### [Dataset section]
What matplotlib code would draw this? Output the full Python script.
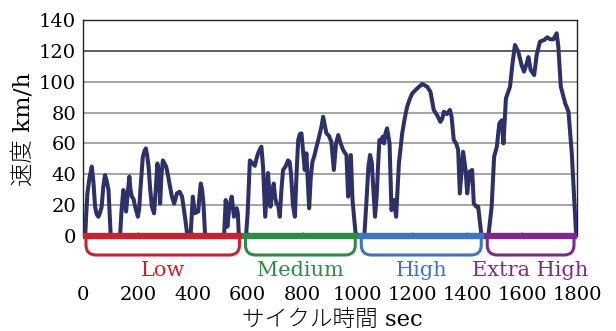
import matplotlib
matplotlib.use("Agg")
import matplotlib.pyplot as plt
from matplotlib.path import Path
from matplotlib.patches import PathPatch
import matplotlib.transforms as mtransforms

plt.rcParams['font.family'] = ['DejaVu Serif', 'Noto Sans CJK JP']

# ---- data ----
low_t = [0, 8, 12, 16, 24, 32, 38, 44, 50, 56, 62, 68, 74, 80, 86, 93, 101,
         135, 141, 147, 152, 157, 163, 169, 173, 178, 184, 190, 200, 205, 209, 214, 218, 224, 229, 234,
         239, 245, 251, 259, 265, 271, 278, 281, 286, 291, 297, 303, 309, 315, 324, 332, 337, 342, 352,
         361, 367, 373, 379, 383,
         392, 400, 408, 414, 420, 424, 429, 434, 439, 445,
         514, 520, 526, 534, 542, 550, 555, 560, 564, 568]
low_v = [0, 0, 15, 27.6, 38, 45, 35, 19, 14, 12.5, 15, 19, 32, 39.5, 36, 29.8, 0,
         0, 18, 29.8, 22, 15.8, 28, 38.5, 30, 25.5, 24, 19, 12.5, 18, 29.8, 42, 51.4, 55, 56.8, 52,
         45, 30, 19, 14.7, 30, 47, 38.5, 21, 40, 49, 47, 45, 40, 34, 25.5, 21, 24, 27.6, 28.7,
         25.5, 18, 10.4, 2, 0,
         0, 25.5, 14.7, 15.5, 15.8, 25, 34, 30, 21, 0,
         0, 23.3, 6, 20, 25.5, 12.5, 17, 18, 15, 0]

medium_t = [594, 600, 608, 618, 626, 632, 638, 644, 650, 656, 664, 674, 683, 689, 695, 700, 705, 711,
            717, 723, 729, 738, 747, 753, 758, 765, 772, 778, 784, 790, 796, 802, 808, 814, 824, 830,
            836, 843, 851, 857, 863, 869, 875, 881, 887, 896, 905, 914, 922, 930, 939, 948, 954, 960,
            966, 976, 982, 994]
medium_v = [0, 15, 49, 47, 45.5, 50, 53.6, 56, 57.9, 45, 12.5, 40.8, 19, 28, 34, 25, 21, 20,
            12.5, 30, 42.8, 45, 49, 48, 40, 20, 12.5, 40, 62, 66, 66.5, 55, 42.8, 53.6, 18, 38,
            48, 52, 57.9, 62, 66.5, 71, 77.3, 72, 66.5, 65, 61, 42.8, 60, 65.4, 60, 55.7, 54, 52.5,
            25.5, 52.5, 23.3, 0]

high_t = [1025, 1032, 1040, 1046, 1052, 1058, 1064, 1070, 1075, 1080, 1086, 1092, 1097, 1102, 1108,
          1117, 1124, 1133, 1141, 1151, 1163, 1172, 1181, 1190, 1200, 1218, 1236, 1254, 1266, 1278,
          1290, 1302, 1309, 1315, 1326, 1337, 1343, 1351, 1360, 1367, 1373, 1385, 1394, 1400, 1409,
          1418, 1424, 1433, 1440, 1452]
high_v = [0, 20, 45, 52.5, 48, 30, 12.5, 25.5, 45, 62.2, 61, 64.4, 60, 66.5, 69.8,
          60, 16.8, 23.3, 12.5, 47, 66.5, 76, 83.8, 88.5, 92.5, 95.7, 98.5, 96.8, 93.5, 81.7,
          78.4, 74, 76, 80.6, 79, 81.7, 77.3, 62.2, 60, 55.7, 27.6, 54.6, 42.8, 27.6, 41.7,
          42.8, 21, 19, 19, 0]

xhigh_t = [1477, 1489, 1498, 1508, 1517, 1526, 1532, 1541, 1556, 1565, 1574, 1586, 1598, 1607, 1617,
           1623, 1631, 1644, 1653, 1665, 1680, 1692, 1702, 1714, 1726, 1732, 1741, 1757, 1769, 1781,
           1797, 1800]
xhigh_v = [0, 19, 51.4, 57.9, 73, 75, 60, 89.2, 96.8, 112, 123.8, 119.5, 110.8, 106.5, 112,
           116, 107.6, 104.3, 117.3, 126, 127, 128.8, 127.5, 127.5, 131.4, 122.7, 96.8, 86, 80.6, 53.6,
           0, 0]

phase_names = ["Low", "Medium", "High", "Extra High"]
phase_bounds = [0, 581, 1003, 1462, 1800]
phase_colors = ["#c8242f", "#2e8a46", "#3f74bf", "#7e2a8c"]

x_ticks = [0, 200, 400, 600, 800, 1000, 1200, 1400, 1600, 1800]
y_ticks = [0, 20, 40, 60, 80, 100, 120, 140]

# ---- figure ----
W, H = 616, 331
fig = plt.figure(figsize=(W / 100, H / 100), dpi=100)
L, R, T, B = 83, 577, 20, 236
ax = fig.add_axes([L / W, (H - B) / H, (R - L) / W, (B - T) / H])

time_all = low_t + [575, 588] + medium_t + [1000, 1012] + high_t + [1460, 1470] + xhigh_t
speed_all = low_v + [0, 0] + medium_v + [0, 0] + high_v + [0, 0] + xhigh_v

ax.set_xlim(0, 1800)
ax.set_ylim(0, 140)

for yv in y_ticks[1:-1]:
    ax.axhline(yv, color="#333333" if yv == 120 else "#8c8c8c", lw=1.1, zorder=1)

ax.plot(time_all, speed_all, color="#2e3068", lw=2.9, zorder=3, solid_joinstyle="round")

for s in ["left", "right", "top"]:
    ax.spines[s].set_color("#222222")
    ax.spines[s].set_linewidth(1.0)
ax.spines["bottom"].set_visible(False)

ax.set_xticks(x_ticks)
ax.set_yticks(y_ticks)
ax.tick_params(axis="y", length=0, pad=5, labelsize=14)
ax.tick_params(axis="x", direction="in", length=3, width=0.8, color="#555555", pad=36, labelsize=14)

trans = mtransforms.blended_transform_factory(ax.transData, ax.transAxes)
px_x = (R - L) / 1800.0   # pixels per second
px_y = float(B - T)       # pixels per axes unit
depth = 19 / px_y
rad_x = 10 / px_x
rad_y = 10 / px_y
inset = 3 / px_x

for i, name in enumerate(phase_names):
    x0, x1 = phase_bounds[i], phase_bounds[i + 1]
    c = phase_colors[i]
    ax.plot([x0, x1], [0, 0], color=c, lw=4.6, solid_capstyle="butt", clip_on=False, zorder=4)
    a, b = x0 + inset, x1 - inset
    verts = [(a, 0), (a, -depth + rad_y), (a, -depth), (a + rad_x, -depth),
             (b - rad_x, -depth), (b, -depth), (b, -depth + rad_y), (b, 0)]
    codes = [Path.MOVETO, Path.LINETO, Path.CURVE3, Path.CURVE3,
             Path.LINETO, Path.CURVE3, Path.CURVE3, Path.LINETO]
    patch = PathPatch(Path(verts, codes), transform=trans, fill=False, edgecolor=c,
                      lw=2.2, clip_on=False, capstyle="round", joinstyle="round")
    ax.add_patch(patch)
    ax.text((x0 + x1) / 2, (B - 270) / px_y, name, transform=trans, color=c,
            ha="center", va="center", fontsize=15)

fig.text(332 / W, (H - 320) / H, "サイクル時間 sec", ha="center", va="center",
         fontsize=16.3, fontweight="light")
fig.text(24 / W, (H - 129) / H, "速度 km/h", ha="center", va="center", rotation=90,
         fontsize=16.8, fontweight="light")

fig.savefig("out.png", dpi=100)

### [Instructions to follow]
Without the pictures, write out the whole listing above exactly as it appears.

### [Full solution]
What matplotlib code would draw this? Output the full Python script.
import matplotlib
matplotlib.use("Agg")
import matplotlib.pyplot as plt
from matplotlib.path import Path
from matplotlib.patches import PathPatch
import matplotlib.transforms as mtransforms

plt.rcParams['font.family'] = ['DejaVu Serif', 'Noto Sans CJK JP']

# ---- data ----
low_t = [0, 8, 12, 16, 24, 32, 38, 44, 50, 56, 62, 68, 74, 80, 86, 93, 101,
         135, 141, 147, 152, 157, 163, 169, 173, 178, 184, 190, 200, 205, 209, 214, 218, 224, 229, 234,
         239, 245, 251, 259, 265, 271, 278, 281, 286, 291, 297, 303, 309, 315, 324, 332, 337, 342, 352,
         361, 367, 373, 379, 383,
         392, 400, 408, 414, 420, 424, 429, 434, 439, 445,
         514, 520, 526, 534, 542, 550, 555, 560, 564, 568]
low_v = [0, 0, 15, 27.6, 38, 45, 35, 19, 14, 12.5, 15, 19, 32, 39.5, 36, 29.8, 0,
         0, 18, 29.8, 22, 15.8, 28, 38.5, 30, 25.5, 24, 19, 12.5, 18, 29.8, 42, 51.4, 55, 56.8, 52,
         45, 30, 19, 14.7, 30, 47, 38.5, 21, 40, 49, 47, 45, 40, 34, 25.5, 21, 24, 27.6, 28.7,
         25.5, 18, 10.4, 2, 0,
         0, 25.5, 14.7, 15.5, 15.8, 25, 34, 30, 21, 0,
         0, 23.3, 6, 20, 25.5, 12.5, 17, 18, 15, 0]

medium_t = [594, 600, 608, 618, 626, 632, 638, 644, 650, 656, 664, 674, 683, 689, 695, 700, 705, 711,
            717, 723, 729, 738, 747, 753, 758, 765, 772, 778, 784, 790, 796, 802, 808, 814, 824, 830,
            836, 843, 851, 857, 863, 869, 875, 881, 887, 896, 905, 914, 922, 930, 939, 948, 954, 960,
            966, 976, 982, 994]
medium_v = [0, 15, 49, 47, 45.5, 50, 53.6, 56, 57.9, 45, 12.5, 40.8, 19, 28, 34, 25, 21, 20,
            12.5, 30, 42.8, 45, 49, 48, 40, 20, 12.5, 40, 62, 66, 66.5, 55, 42.8, 53.6, 18, 38,
            48, 52, 57.9, 62, 66.5, 71, 77.3, 72, 66.5, 65, 61, 42.8, 60, 65.4, 60, 55.7, 54, 52.5,
            25.5, 52.5, 23.3, 0]

high_t = [1025, 1032, 1040, 1046, 1052, 1058, 1064, 1070, 1075, 1080, 1086, 1092, 1097, 1102, 1108,
          1117, 1124, 1133, 1141, 1151, 1163, 1172, 1181, 1190, 1200, 1218, 1236, 1254, 1266, 1278,
          1290, 1302, 1309, 1315, 1326, 1337, 1343, 1351, 1360, 1367, 1373, 1385, 1394, 1400, 1409,
          1418, 1424, 1433, 1440, 1452]
high_v = [0, 20, 45, 52.5, 48, 30, 12.5, 25.5, 45, 62.2, 61, 64.4, 60, 66.5, 69.8,
          60, 16.8, 23.3, 12.5, 47, 66.5, 76, 83.8, 88.5, 92.5, 95.7, 98.5, 96.8, 93.5, 81.7,
          78.4, 74, 76, 80.6, 79, 81.7, 77.3, 62.2, 60, 55.7, 27.6, 54.6, 42.8, 27.6, 41.7,
          42.8, 21, 19, 19, 0]

xhigh_t = [1477, 1489, 1498, 1508, 1517, 1526, 1532, 1541, 1556, 1565, 1574, 1586, 1598, 1607, 1617,
           1623, 1631, 1644, 1653, 1665, 1680, 1692, 1702, 1714, 1726, 1732, 1741, 1757, 1769, 1781,
           1797, 1800]
xhigh_v = [0, 19, 51.4, 57.9, 73, 75, 60, 89.2, 96.8, 112, 123.8, 119.5, 110.8, 106.5, 112,
           116, 107.6, 104.3, 117.3, 126, 127, 128.8, 127.5, 127.5, 131.4, 122.7, 96.8, 86, 80.6, 53.6,
           0, 0]

phase_names = ["Low", "Medium", "High", "Extra High"]
phase_bounds = [0, 581, 1003, 1462, 1800]
phase_colors = ["#c8242f", "#2e8a46", "#3f74bf", "#7e2a8c"]

x_ticks = [0, 200, 400, 600, 800, 1000, 1200, 1400, 1600, 1800]
y_ticks = [0, 20, 40, 60, 80, 100, 120, 140]

# ---- figure ----
W, H = 616, 331
fig = plt.figure(figsize=(W / 100, H / 100), dpi=100)
L, R, T, B = 83, 577, 20, 236
ax = fig.add_axes([L / W, (H - B) / H, (R - L) / W, (B - T) / H])

time_all = low_t + [575, 588] + medium_t + [1000, 1012] + high_t + [1460, 1470] + xhigh_t
speed_all = low_v + [0, 0] + medium_v + [0, 0] + high_v + [0, 0] + xhigh_v

ax.set_xlim(0, 1800)
ax.set_ylim(0, 140)

for yv in y_ticks[1:-1]:
    ax.axhline(yv, color="#333333" if yv == 120 else "#8c8c8c", lw=1.1, zorder=1)

ax.plot(time_all, speed_all, color="#2e3068", lw=2.9, zorder=3, solid_joinstyle="round")

for s in ["left", "right", "top"]:
    ax.spines[s].set_color("#222222")
    ax.spines[s].set_linewidth(1.0)
ax.spines["bottom"].set_visible(False)

ax.set_xticks(x_ticks)
ax.set_yticks(y_ticks)
ax.tick_params(axis="y", length=0, pad=5, labelsize=14)
ax.tick_params(axis="x", direction="in", length=3, width=0.8, color="#555555", pad=36, labelsize=14)

trans = mtransforms.blended_transform_factory(ax.transData, ax.transAxes)
px_x = (R - L) / 1800.0   # pixels per second
px_y = float(B - T)       # pixels per axes unit
depth = 19 / px_y
rad_x = 10 / px_x
rad_y = 10 / px_y
inset = 3 / px_x

for i, name in enumerate(phase_names):
    x0, x1 = phase_bounds[i], phase_bounds[i + 1]
    c = phase_colors[i]
    ax.plot([x0, x1], [0, 0], color=c, lw=4.6, solid_capstyle="butt", clip_on=False, zorder=4)
    a, b = x0 + inset, x1 - inset
    verts = [(a, 0), (a, -depth + rad_y), (a, -depth), (a + rad_x, -depth),
             (b - rad_x, -depth), (b, -depth), (b, -depth + rad_y), (b, 0)]
    codes = [Path.MOVETO, Path.LINETO, Path.CURVE3, Path.CURVE3,
             Path.LINETO, Path.CURVE3, Path.CURVE3, Path.LINETO]
    patch = PathPatch(Path(verts, codes), transform=trans, fill=False, edgecolor=c,
                      lw=2.2, clip_on=False, capstyle="round", joinstyle="round")
    ax.add_patch(patch)
    ax.text((x0 + x1) / 2, (B - 270) / px_y, name, transform=trans, color=c,
            ha="center", va="center", fontsize=15)

fig.text(332 / W, (H - 320) / H, "サイクル時間 sec", ha="center", va="center",
         fontsize=16.3, fontweight="light")
fig.text(24 / W, (H - 129) / H, "速度 km/h", ha="center", va="center", rotation=90,
         fontsize=16.8, fontweight="light")

fig.savefig("out.png", dpi=100)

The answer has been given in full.